Spin-Fermion Model of Magnetism: Quasi-particle Many-Body Dynamics

TL;DR

This paper develops a nonperturbative many-body approach using Irreducible Green Functions to analyze spin quasi-particle spectra and dynamics in magnetic systems, including semiconductors and disordered materials.

Contribution

It introduces the IGF method for studying spin-fermion models, enabling detailed analysis of quasi-particle spectra and disorder effects in magnetic systems.

Findings

Calculated three branches of magnetic excitations in magnetic semiconductors.

Demonstrated the IGF approach's ability to include disorder effects self-consistently.

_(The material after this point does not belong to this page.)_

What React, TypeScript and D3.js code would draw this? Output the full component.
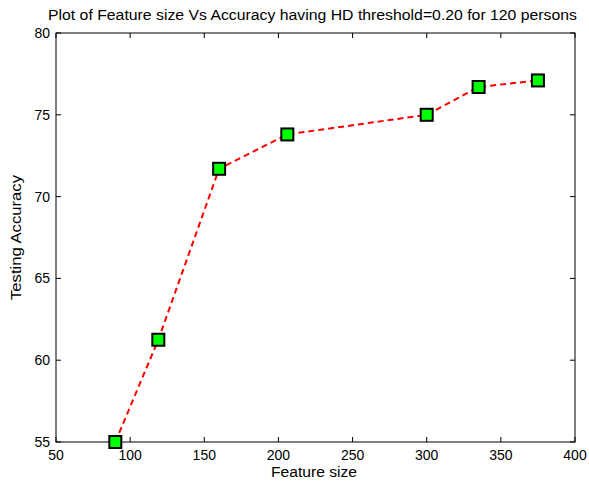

Analyzed quasi-particle spectra in simplified Kondo lattice models.

Abstract

Theoretical foundations and applications of the generalized spin-fermion (sp-d) exchange lattice model to various magnetic systems, e.g. rare-earth metals and compounds and magnetic semiconductors are discussed. The capabilities of the model to describe spin quasi-particle spectra are investigated. The main emphasis is made on the dynamical behavior of two interacting subsystems, the localized spins and spin density of itinerant carriers. A nonperturbative many-body approach, the Irreducible Green Functions (IGF) method, is used to describe the quasi-particle dynamics. Scattering states are investigated and three branches of magnetic excitations are calculated in the regime characteristic of a magnetic semiconductor. For a simplified version of the model (Kondo lattice model) we study the spectra of quasi-particle excitations with special attention given to diluted magnetic semiconductors in simple approximation, to demonstrate the possibilities of the IGF approach. For this, to include the effects of disorder, a modified mean fields are determined self-consistently. The approach permits to investigate and clarify the role of various interactions and disorder effects in unified and coherent fashion.